2 teaspoons drained small capers
Pinch red pepper flakes - Didn't have any; used 1/4 - 1/2 tsp cayenne
1/4 cup white wine
2 tablespoons minced fresh parsley
2 teaspoons unsalted butter
1/2 teaspoon fresh lemon juice, or to taste
1 cup all-purpose flour
1 tablespoon Essence, or more, recipe follows - not included in this posting.
2 pairs shad roe (4 lobes), with unbroken membranes - used only one pair; now a delicacy at 10.99 for 1 set.
1/2 cup olive oil or, mix of half olive oil, half butter

Baby arugula
1 lemon, juiced
Extra-virgin olive oil

To make the sauce, heat the extra virgin olive oil in a large skillet or medium saucepan over medium heat. Add the onions and cook, stirring, until starting to color, about 4 minutes. Add the garlic and cook, stirring, for 30 seconds. Add the anchovies, lower the heat, and stir, crushing them into a paste against the sides of the pan. But note that they will cook down themselves while the sauce is simmering, if you give it enough time - more like 20-30 min, instead of 15. Add the tomatoes, capers, red pepper flakes, and white wine and simmer until the sauce thickens, about 15 minutes. Add the parsley, butter, and lemon juice, and stir to combine. Remove from the heat and adjust the seasonings to taste. Cover to keep warm until ready to serve.

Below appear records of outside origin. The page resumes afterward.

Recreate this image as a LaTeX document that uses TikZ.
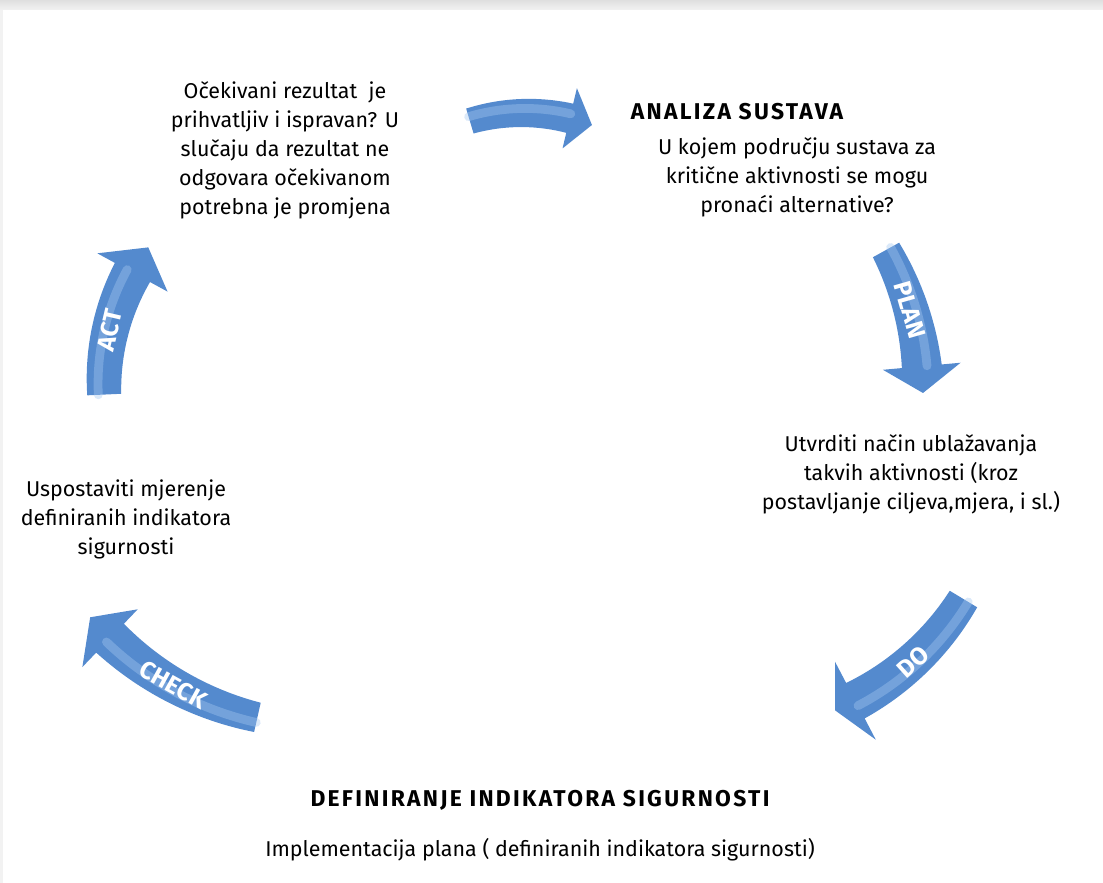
\documentclass[tikz,border=0pt]{standalone}
\usepackage{fontspec}
\setmainfont{Fira Sans}
\newfontfamily\headfont[LetterSpace=10]{Fira Sans}
\usetikzlibrary{positioning}
\definecolor{cyclebody}{RGB}{84,138,206}
\definecolor{cycleshine}{RGB}{165,200,240}

% centre, radius, tail angle, base of head angle, tip angle, half width at tail, half width at head, half width of head
\newcommand\cyclearrow[8]{%
	\begin{scope}[shift={#1}]
		\fill[cyclebody] plot[domain=#3:#4, samples=40] (\x:{#2+#6+(#7-#6)*(\x-(#3))/((#4)-(#3))})
		-- (#4:{#2+#8}) -- (#5:#2) -- (#4:{#2-#8})
		-- plot[domain=#4:#3, samples=40] (\x:{#2-#6-(#7-#6)*(\x-(#3))/((#4)-(#3))}) -- cycle;
		\draw[cycleshine, line width=5pt, opacity=.4] plot[domain=#3:#4, samples=40] (\x:{#2+0.35*#6});
	\end{scope}}

\begin{document}
\begin{tikzpicture}[x=0.02cm, y=0.02cm, line join=round, line cap=round,
	txt/.style={align=center, font=\fontsize{12.2}{16.5}\selectfont},
	head/.style={font=\fontsize{13}{15}\headfont\bfseries},
	tag/.style={white, font=\fontsize{14}{14}\selectfont\bfseries}]
	\useasboundingbox (0,0) rectangle (1103,883);
	\fill[top color=gray!25, bottom color=gray!10] (0,873) rectangle (1103,883);
	\fill[gray!10] (0,0) rectangle (3,873);
	% the five arrows of the cycle
	\cyclearrow{(525,577)}{193}{106.6}{76.6}{69.7}{13}{15}{31}
	\cyclearrow{(628,490)}{295}{29}{5.2}{0}{15}{20}{39}
	\cyclearrow{(728,426)}{275}{-31.1}{-62.4}{-67.1}{16}{20}{44}
	\cyclearrow{(326,470)}{312}{-102.7}{-133.8}{-139.1}{15}{20}{40}
	\cyclearrow{(337,499)}{233}{182.6}{151.4}{144.1}{17}{20}{40}
	\node[tag, rotate=-74] (plan) at (910,573) {PLAN};
	\node[tag, rotate=42] (do) at (913,221) {DO};
	\node[tag, rotate=-29] (check) at (173,198) {CHECK};
	\node[tag, rotate=77] (act) at (110,553) {ACT};
	% texts
	\node[head] (analiza) at (737,771) {ANALIZA SUSTAVA};
	\node[txt] (plantxt) at (797,706) {U kojem području sustava za\\kritične aktivnosti se mogu\\pronaći alternative?};
	\node[txt] (dotxt) at (911,409) {Utvrditi način ublažavanja\\takvih aktivnosti (kroz\\postavljanje ciljeva,mjera, i sl.)};
	\node[txt] (checktxt) at (126,364) {Uspostaviti mjerenje\\definiranih indikatora\\sigurnosti};
	\node[txt] (acttxt) at (285,733) {Očekivani rezultat\ \ je\\prihvatljiv i ispravan? U\\slučaju da rezultat ne\\odgovara očekivanom\\potrebna je promjena};
	\node[head] (definiranje) at (540,83) {DEFINIRANJE INDIKATORA SIGURNOSTI};
	\node[txt, below=16 of definiranje] (impl) {Implementacija plana ( definiranih indikatora sigurnosti)};
\end{tikzpicture}
\end{document}
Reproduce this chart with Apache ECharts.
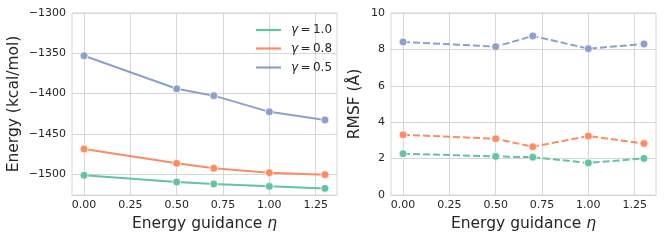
<!DOCTYPE html>
<html>
<head>
<meta charset="utf-8">
<script src="https://cdn.jsdelivr.net/npm/echarts@6/dist/echarts.min.js"></script>
<style>html,body{margin:0;padding:0;background:#fff}#c{width:664px;height:240px}</style>
</head>
<body>
<div id="c"></div>
<script>
var eta = [0, 0.5, 0.7, 1.0, 1.3];
var xTicks = [0, 0.25, 0.5, 0.75, 1.0, 1.25];
var energyTicks = [-1500, -1450, -1400, -1350, -1300];
var rmsfTicks = [0, 2, 4, 6, 8, 10];
var gammaLabels = ['1.0', '0.8', '0.5'];
var energyG10 = [-1501.3, -1509.6, -1512.0, -1515.0, -1517.5];
var energyG08 = [-1468.6, -1486.4, -1492.6, -1498.0, -1500.5];
var energyG05 = [-1353.0, -1394.0, -1402.5, -1422.6, -1432.6];
var rmsfG10 = [2.27, 2.12, 2.08, 1.76, 2.01];
var rmsfG08 = [3.31, 3.09, 2.65, 3.24, 2.83];
var rmsfG05 = [8.41, 8.15, 8.74, 8.04, 8.30];

var colors = ['#66c2a5', '#fc8d62', '#8da0cb'];
var FONT = 'DejaVu Sans';
var TXT = '#262626';
var GRID = '#d6d6d6';
var TITLE = 15.5;

function pairs(ys) { return eta.map(function (x, i) { return [x, ys[i]]; }); }
function fmtNum(v, d) { var s = Math.abs(v).toFixed(d); return (v < 0 ? '\u2212' : '') + s; }

function xAxisDef(gi) {
  return {
    type: 'value', gridIndex: gi, min: -0.065, max: 1.365,
    name: '{n|Energy guidance }{i|\u03b7}', nameLocation: 'middle', nameGap: 19,
    nameTextStyle: { rich: { n: { fontFamily: FONT, fontSize: TITLE, color: TXT }, i: { fontFamily: FONT, fontSize: TITLE, fontStyle: 'italic', color: TXT } } },
    axisLine: { show: true, lineStyle: { color: GRID, width: 1 } },
    axisTick: { show: false, customValues: xTicks },
    axisLabel: { customValues: xTicks, fontFamily: FONT, fontSize: 11, color: TXT, margin: 5, formatter: function (v) { return v.toFixed(2); } },
    splitLine: { show: true, lineStyle: { color: GRID, width: 1 } }
  };
}

var series = [];
var energySets = [energyG10, energyG08, energyG05];
var rmsfSets = [rmsfG10, rmsfG08, rmsfG05];
for (var k = 0; k < 3; k++) {
  series.push({
    type: 'line', name: 'g' + k, xAxisIndex: 0, yAxisIndex: 0, data: pairs(energySets[k]),
    symbol: 'circle', symbolSize: 8, smooth: false,
    lineStyle: { color: colors[k], width: 2 },
    itemStyle: { color: colors[k], borderColor: '#fff', borderWidth: 0.8 },
    z: 3, animation: false
  });
  series.push({
    type: 'line', name: 'r' + k, xAxisIndex: 1, yAxisIndex: 1, data: pairs(rmsfSets[k]),
    symbol: 'circle', symbolSize: 8,
    lineStyle: { color: colors[k], width: 2, type: [7, 3] },
    itemStyle: { color: colors[k], borderColor: '#fff', borderWidth: 0.8 },
    z: 3, animation: false
  });
}

var legendTops = [19, 37.5, 56.5];
var legends = [0, 1, 2].map(function (k) {
  return {
    left: 251, top: legendTops[k], orient: 'vertical',
    data: [{ name: 'g' + k, icon: 'rect' }],
    itemWidth: 25, itemHeight: 2.2, itemGap: 0,
    itemStyle: { color: colors[k], borderWidth: 0 },
    formatter: function () { return '{i|\u03b3}{t|\u2009=\u2009' + gammaLabels[k] + '}'; },
    textStyle: { padding: [0, 0, 0, 5], rich: { i: { fontFamily: FONT, fontSize: 12, fontStyle: 'italic', color: TXT }, t: { fontFamily: FONT, fontSize: 12, color: TXT } } },
    selectedMode: false
  };
});

var option = {
  animation: false,
  backgroundColor: '#fff',
  grid: [
    { left: 72, top: 13, width: 265, height: 182 },
    { left: 391, top: 13, width: 265, height: 182 }
  ],
  xAxis: [xAxisDef(0), xAxisDef(1)],
  yAxis: [
    {
      type: 'value', gridIndex: 0, min: -1525.7, max: -1300,
      name: 'Energy (kcal/mol)', nameLocation: 'middle', nameGap: 50,
      nameTextStyle: { fontFamily: FONT, fontSize: TITLE, color: TXT },
      axisLine: { show: true, lineStyle: { color: GRID } },
      axisTick: { show: false, customValues: energyTicks },
      axisLabel: { customValues: energyTicks, fontFamily: FONT, fontSize: 11, color: TXT, margin: 6, formatter: function (v) { return fmtNum(v, 0); } },
      splitLine: { show: true, lineStyle: { color: GRID } }
    },
    {
      type: 'value', gridIndex: 1, min: 0, max: 10, interval: 2,
      name: 'RMSF (\u00c5)', nameLocation: 'middle', nameGap: 28,
      nameTextStyle: { fontFamily: FONT, fontSize: TITLE, color: TXT },
      axisLine: { show: true, lineStyle: { color: GRID } },
      axisTick: { show: false },
      axisLabel: { fontFamily: FONT, fontSize: 11, color: TXT, margin: 6 },
      splitLine: { show: true, lineStyle: { color: GRID } }
    }
  ],
  legend: legends,
  graphic: [
    { type: 'rect', shape: { x: 72, y: 13, width: 265, height: 182 }, style: { fill: 'none', stroke: GRID, lineWidth: 1 }, z: 1, silent: true },
    { type: 'rect', shape: { x: 391, y: 13, width: 265, height: 182 }, style: { fill: 'none', stroke: GRID, lineWidth: 1 }, z: 1, silent: true }
  ],
  series: series
};
var chart = echarts.init(document.getElementById('c'), null, { renderer: 'canvas' });
chart.setOption(option);
</script>
</body>
</html>
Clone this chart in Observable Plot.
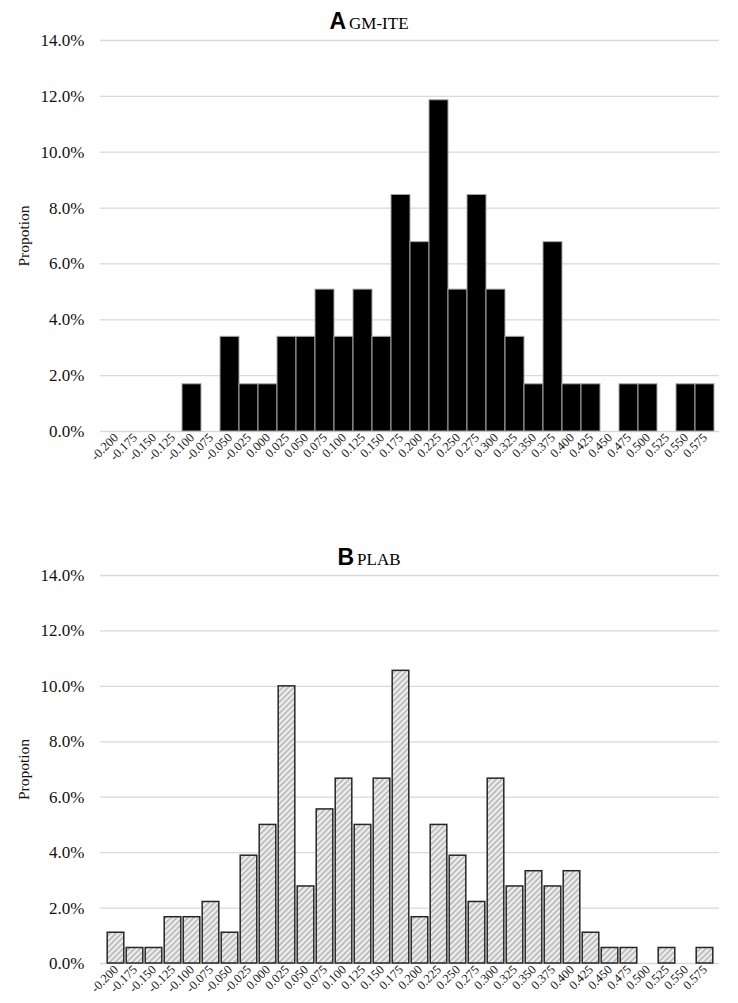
<!DOCTYPE html>
<html>
<head>
<meta charset="utf-8">
<script src="https://cdn.jsdelivr.net/npm/d3@7"></script>
<script src="https://cdn.jsdelivr.net/npm/@observablehq/plot@0.6"></script>
<style>
  html, body { margin: 0; padding: 0; background: #fff; }
  body { width: 738px; height: 1003px; position: relative; overflow: hidden; }
  .title { position: absolute; left: 0; width: 738px; text-align: center; color: #000; white-space: nowrap; }
  .title .letter { font-family: "Liberation Sans", Arial, sans-serif; font-weight: bold; font-size: 23px; }
  .title .name { font-family: "Liberation Serif", "Times New Roman", serif; font-size: 17px; margin-left: 3px; }
  .chart { position: absolute; left: 0; }
  .chart svg, .chart svg text { font-family: "Liberation Serif", "Times New Roman", serif !important; }
  .chart g[aria-label="y-axis tick label"] { font-size: 17px !important; }
  .chart g[aria-label="y-axis label"] { font-size: 15.5px !important; }
  .chart g[aria-label="x-axis tick label"] { font-size: 12.5px !important; }
</style>
</head>
<body>
<div class="title" id="titleA" style="top:8px;"><span class="letter">A</span><span class="name">GM-ITE</span></div>
<div class="chart" id="chartA" style="top:32px;"></div>
<div class="title" id="titleB" style="top:544px;"><span class="letter">B</span><span class="name">PLAB</span></div>
<div class="chart" id="chartB" style="top:567px;"></div>
<script>
// Bin labels (score bins)
const bins = ["-0.200","-0.175","-0.150","-0.125","-0.100","-0.075","-0.050","-0.025","0.000","0.025","0.050","0.075","0.100","0.125","0.150","0.175","0.200","0.225","0.250","0.275","0.300","0.325","0.350","0.375","0.400","0.425","0.450","0.475","0.500","0.525","0.550","0.575"];

// Panel A: GM-ITE proportions (%)
const gmIte = [0,0,0,0,1.69,0,3.39,1.69,1.69,3.39,3.39,5.08,3.39,5.08,3.39,8.47,6.78,11.86,5.08,8.47,5.08,3.39,1.69,6.78,1.69,1.69,0,1.69,1.69,0,1.69,1.69];

// Panel B: PLAB proportions (%)
const plab = [1.11,0.56,0.56,1.67,1.67,2.22,1.11,3.89,5.00,10.00,2.78,5.56,6.67,5.00,6.67,10.56,1.67,5.00,3.89,2.22,6.67,2.78,3.33,2.78,3.33,1.11,0.56,0.56,0,0.56,0,0.56];

const yTicks = [0,2,4,6,8,10,12,14];

function makeChart(values, opts) {
  const data = bins.map((b, i) => ({bin: b, value: values[i]}));
  const marks = [
    Plot.ruleY(yTicks, {stroke: "#d9d9d9", strokeWidth: 1.3}),
    Plot.barY(data, {
      x: "bin", y: "value",
      fill: opts.fill, stroke: opts.stroke, strokeWidth: opts.strokeWidth,
      insetLeft: opts.inset, insetRight: opts.inset
    }),
    Plot.axisY({
      ticks: yTicks, tickSize: 0, tickPadding: 16,
      tickFormat: d => d.toFixed(1) + "%",
      fontSize: 17,
      label: "Propotion", labelAnchor: "center", labelArrow: "none", labelOffset: 83
    }),
    Plot.axisX({
      tickSize: 0, tickRotate: -45, tickPadding: 4, fontSize: 12.5, label: null
    })
  ];
  if (opts.defs) marks.unshift(opts.defs);
  return Plot.plot({
    width: 738,
    height: opts.height,
    marginLeft: 100,
    marginRight: 19,
    marginTop: opts.marginTop,
    marginBottom: opts.marginBottom,
    style: {fontFamily: "'Liberation Serif', 'Times New Roman', serif", color: "#111", background: "transparent"},
    x: {type: "band", domain: bins, padding: 0},
    y: {domain: [0, 14]},
    marks
  });
}

const hatchDefs = () => {
  const defs = d3.create("svg:defs");
  const p = defs.append("pattern")
    .attr("id", "hatchB")
    .attr("patternUnits", "userSpaceOnUse")
    .attr("width", 4).attr("height", 4)
    .attr("patternTransform", "rotate(45)");
  p.append("rect").attr("width", 4).attr("height", 4).attr("fill", "#efefef");
  p.append("line").attr("x1", 1).attr("y1", 0).attr("x2", 1).attr("y2", 4)
    .attr("stroke", "#b3b3b3").attr("stroke-width", 1.6);
  return defs.node();
};

document.getElementById("chartA").append(makeChart(gmIte, {
  fill: "#000", stroke: "#a6a6a6", strokeWidth: 1, inset: 0,
  height: 449, marginTop: 8, marginBottom: 50
}));

document.getElementById("chartB").append(makeChart(plab, {
  fill: "url(#hatchB)", stroke: "#262626", strokeWidth: 1.5, inset: 1.2,
  height: 436, marginTop: 8, marginBottom: 40, defs: hatchDefs
}));
</script>
</body>
</html>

Combine the flour and Essence in a shallow dish. Dredge the roe in the flour, shaking to remove any excess.

In a large skillet or saute pan, heat the oil over medium-high heat. Add the roe and cook until lightly browned, about 3 minutes per side. (The roe still will be slightly pink inside.) Remove and lightly season with salt and pepper. Can be cooked longer, if cooked slowly; keep warm in warming oven.

Divide the roe among 4 plates and serve with the tomato-anchovy sauce on the side. I served them sliced with sauce over pieces of roe. A rich, deep, mellow flavor combination.